AIM OF THE TASK: Emit the data below verbatim, stripping out any pictures.
::::
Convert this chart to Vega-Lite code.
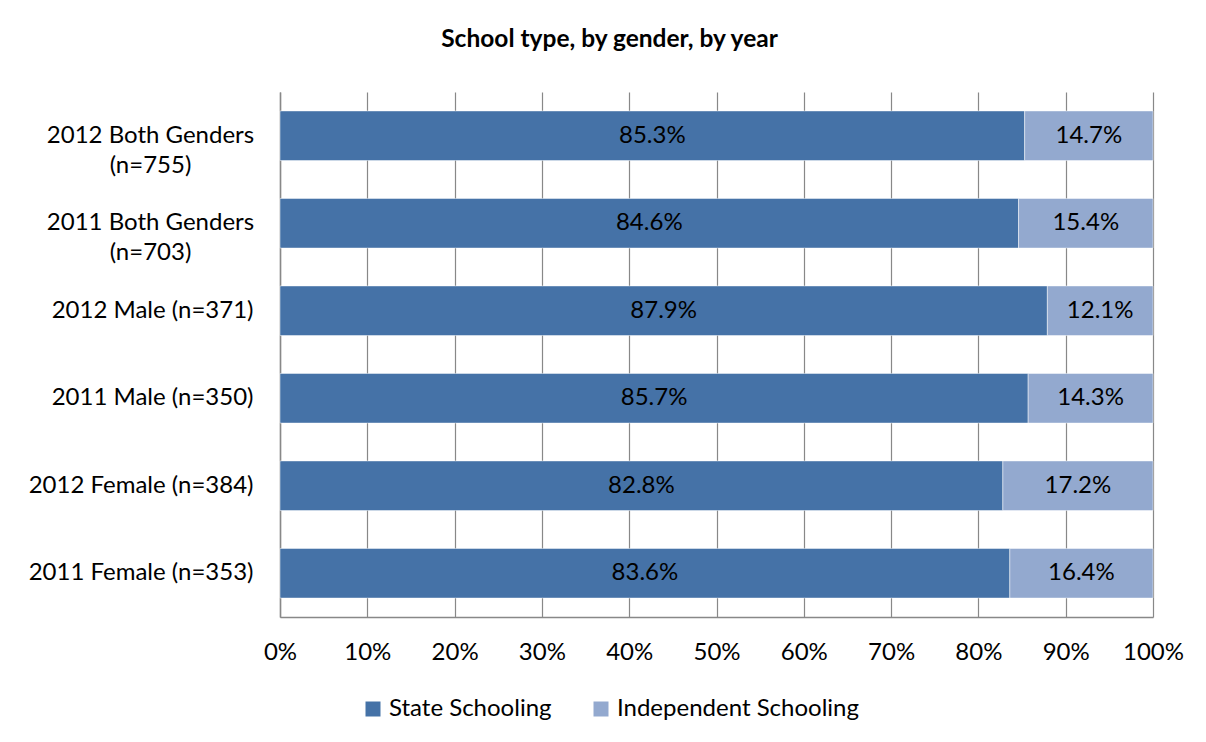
{
  "$schema": "https://vega.github.io/schema/vega-lite/v6.json",
  "width": 873,
  "height": 525,
  "autosize": {"type": "none"},
  "padding": {"left": 280, "top": 92, "right": 53, "bottom": 125},
  "background": "white",
  "config": {
    "font": "Lato",
    "view": {"stroke": null}
  },
  "title": {
    "text": "School type, by gender, by year",
    "font": "Lato",
    "fontSize": 24.5,
    "fontWeight": "bold",
    "color": "#000000",
    "anchor": "middle",
    "frame": "group",
    "dx": -107,
    "offset": 40
  },
  "data": {
    "values": [
      {"group": "2012 Both Genders|(n=755)", "type": "State Schooling", "share": 0.853},
      {"group": "2012 Both Genders|(n=755)", "type": "Independent Schooling", "share": 0.147},
      {"group": "2011 Both Genders|(n=703)", "type": "State Schooling", "share": 0.846},
      {"group": "2011 Both Genders|(n=703)", "type": "Independent Schooling", "share": 0.154},
      {"group": "2012 Male (n=371)", "type": "State Schooling", "share": 0.879},
      {"group": "2012 Male (n=371)", "type": "Independent Schooling", "share": 0.121},
      {"group": "2011 Male (n=350)", "type": "State Schooling", "share": 0.857},
      {"group": "2011 Male (n=350)", "type": "Independent Schooling", "share": 0.143},
      {"group": "2012 Female (n=384)", "type": "State Schooling", "share": 0.828},
      {"group": "2012 Female (n=384)", "type": "Independent Schooling", "share": 0.172},
      {"group": "2011 Female (n=353)", "type": "State Schooling", "share": 0.836},
      {"group": "2011 Female (n=353)", "type": "Independent Schooling", "share": 0.164}
    ]
  },
  "transform": [
    {"stack": "share", "groupby": ["group"], "sort": [{"field": "type", "order": "descending"}], "as": ["s0", "s1"]}
  ],
  "encoding": {
    "y": {
      "field": "group",
      "type": "nominal",
      "sort": ["2012 Both Genders|(n=755)", "2011 Both Genders|(n=703)", "2012 Male (n=371)", "2011 Male (n=350)", "2012 Female (n=384)", "2011 Female (n=353)"],
      "title": null,
      "scale": {"paddingInner": 0.433, "paddingOuter": 0.2165},
      "axis": {
        "labelExpr": "split(datum.label, '|')",
        "labelFont": "Lato",
        "labelFontSize": 24,
        "labelColor": "#000000",
        "labelLimit": 400,
        "labelLineHeight": 30,
        "labelAlign": {"condition": {"test": "indexof(datum.value, '|') >= 0", "value": "center"}, "value": "right"},
        "labelPadding": {"condition": {"test": "indexof(datum.value, '|') >= 0", "value": 130}, "value": 27},
        "ticks": false,
        "domain": true,
        "domainColor": "#888888",
        "domainWidth": 1.5,
        "grid": false
      }
    }
  },
  "layer": [
    {
      "mark": {"type": "bar", "stroke": "#ffffff", "strokeWidth": 0.8, "strokeOpacity": 0.6},
      "encoding": {
        "x": {
          "field": "s0",
          "type": "quantitative",
          "scale": {"domain": [0, 1], "nice": false},
          "title": null,
          "axis": {
            "format": "%",
            "values": [0, 0.1, 0.2, 0.3, 0.4, 0.5, 0.6, 0.7, 0.8, 0.9, 1],
            "labelFont": "Lato",
            "labelFontSize": 24,
            "labelColor": "#000000",
            "labelPadding": 23,
            "ticks": false,
            "domain": true,
            "domainColor": "#888888",
            "domainWidth": 1.5,
            "grid": true,
            "gridColor": "#888888",
            "gridWidth": 1.2,
            "labelFlush": false
          }
        },
        "x2": {"field": "s1"},
        "color": {
          "field": "type",
          "type": "nominal",
          "sort": ["State Schooling", "Independent Schooling"],
          "scale": {"domain": ["State Schooling", "Independent Schooling"], "range": ["#4572A7", "#93A9CF"]},
          "legend": {
            "title": null,
            "orient": "none",
            "direction": "horizontal",
            "legendX": 81,
            "legendY": 605,
            "padding": 0,
            "symbolType": "square",
            "symbolSize": 225,
            "symbolStrokeWidth": 0,
            "labelFont": "Lato",
            "labelFontSize": 24,
            "labelColor": "#000000",
            "labelOffset": 4,
            "columnPadding": 37,
            "labelLimit": 400
          }
        }
      }
    },
    {
      "transform": [
        {"fold": ["s0", "s1"], "as": ["edge", "pos"]},
        {"aggregate": [{"op": "mean", "field": "pos", "as": "mid"}, {"op": "max", "field": "share", "as": "share"}], "groupby": ["group", "type"]}
      ],
      "mark": {"type": "text", "font": "Lato", "fontSize": 24, "color": "#000000", "align": "center", "baseline": "middle"},
      "encoding": {
        "x": {"field": "mid", "type": "quantitative"},
        "text": {"field": "share", "type": "quantitative", "format": ".1%"}
      }
    }
  ]
}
::::
EXERCISE ANSWER:
Convert this chart to Vega-Lite code.
{
  "$schema": "https://vega.github.io/schema/vega-lite/v6.json",
  "width": 873,
  "height": 525,
  "autosize": {"type": "none"},
  "padding": {"left": 280, "top": 92, "right": 53, "bottom": 125},
  "background": "white",
  "config": {
    "font": "Lato",
    "view": {"stroke": null}
  },
  "title": {
    "text": "School type, by gender, by year",
    "font": "Lato",
    "fontSize": 24.5,
    "fontWeight": "bold",
    "color": "#000000",
    "anchor": "middle",
    "frame": "group",
    "dx": -107,
    "offset": 40
  },
  "data": {
    "values": [
      {"group": "2012 Both Genders|(n=755)", "type": "State Schooling", "share": 0.853},
      {"group": "2012 Both Genders|(n=755)", "type": "Independent Schooling", "share": 0.147},
      {"group": "2011 Both Genders|(n=703)", "type": "State Schooling", "share": 0.846},
      {"group": "2011 Both Genders|(n=703)", "type": "Independent Schooling", "share": 0.154},
      {"group": "2012 Male (n=371)", "type": "State Schooling", "share": 0.879},
      {"group": "2012 Male (n=371)", "type": "Independent Schooling", "share": 0.121},
      {"group": "2011 Male (n=350)", "type": "State Schooling", "share": 0.857},
      {"group": "2011 Male (n=350)", "type": "Independent Schooling", "share": 0.143},
      {"group": "2012 Female (n=384)", "type": "State Schooling", "share": 0.828},
      {"group": "2012 Female (n=384)", "type": "Independent Schooling", "share": 0.172},
      {"group": "2011 Female (n=353)", "type": "State Schooling", "share": 0.836},
      {"group": "2011 Female (n=353)", "type": "Independent Schooling", "share": 0.164}
    ]
  },
  "transform": [
    {"stack": "share", "groupby": ["group"], "sort": [{"field": "type", "order": "descending"}], "as": ["s0", "s1"]}
  ],
  "encoding": {
    "y": {
      "field": "group",
      "type": "nominal",
      "sort": ["2012 Both Genders|(n=755)", "2011 Both Genders|(n=703)", "2012 Male (n=371)", "2011 Male (n=350)", "2012 Female (n=384)", "2011 Female (n=353)"],
      "title": null,
      "scale": {"paddingInner": 0.433, "paddingOuter": 0.2165},
      "axis": {
        "labelExpr": "split(datum.label, '|')",
        "labelFont": "Lato",
        "labelFontSize": 24,
        "labelColor": "#000000",
        "labelLimit": 400,
        "labelLineHeight": 30,
        "labelAlign": {"condition": {"test": "indexof(datum.value, '|') >= 0", "value": "center"}, "value": "right"},
        "labelPadding": {"condition": {"test": "indexof(datum.value, '|') >= 0", "value": 130}, "value": 27},
        "ticks": false,
        "domain": true,
        "domainColor": "#888888",
        "domainWidth": 1.5,
        "grid": false
      }
    }
  },
  "layer": [
    {
      "mark": {"type": "bar", "stroke": "#ffffff", "strokeWidth": 0.8, "strokeOpacity": 0.6},
      "encoding": {
        "x": {
          "field": "s0",
          "type": "quantitative",
          "scale": {"domain": [0, 1], "nice": false},
          "title": null,
          "axis": {
            "format": "%",
            "values": [0, 0.1, 0.2, 0.3, 0.4, 0.5, 0.6, 0.7, 0.8, 0.9, 1],
            "labelFont": "Lato",
            "labelFontSize": 24,
            "labelColor": "#000000",
            "labelPadding": 23,
            "ticks": false,
            "domain": true,
            "domainColor": "#888888",
            "domainWidth": 1.5,
            "grid": true,
            "gridColor": "#888888",
            "gridWidth": 1.2,
            "labelFlush": false
          }
        },
        "x2": {"field": "s1"},
        "color": {
          "field": "type",
          "type": "nominal",
          "sort": ["State Schooling", "Independent Schooling"],
          "scale": {"domain": ["State Schooling", "Independent Schooling"], "range": ["#4572A7", "#93A9CF"]},
          "legend": {
            "title": null,
            "orient": "none",
            "direction": "horizontal",
            "legendX": 81,
            "legendY": 605,
            "padding": 0,
            "symbolType": "square",
            "symbolSize": 225,
            "symbolStrokeWidth": 0,
            "labelFont": "Lato",
            "labelFontSize": 24,
            "labelColor": "#000000",
            "labelOffset": 4,
            "columnPadding": 37,
            "labelLimit": 400
          }
        }
      }
    },
    {
      "transform": [
        {"fold": ["s0", "s1"], "as": ["edge", "pos"]},
        {"aggregate": [{"op": "mean", "field": "pos", "as": "mid"}, {"op": "max", "field": "share", "as": "share"}], "groupby": ["group", "type"]}
      ],
      "mark": {"type": "text", "font": "Lato", "fontSize": 24, "color": "#000000", "align": "center", "baseline": "middle"},
      "encoding": {
        "x": {"field": "mid", "type": "quantitative"},
        "text": {"field": "share", "type": "quantitative", "format": ".1%"}
      }
    }
  ]
}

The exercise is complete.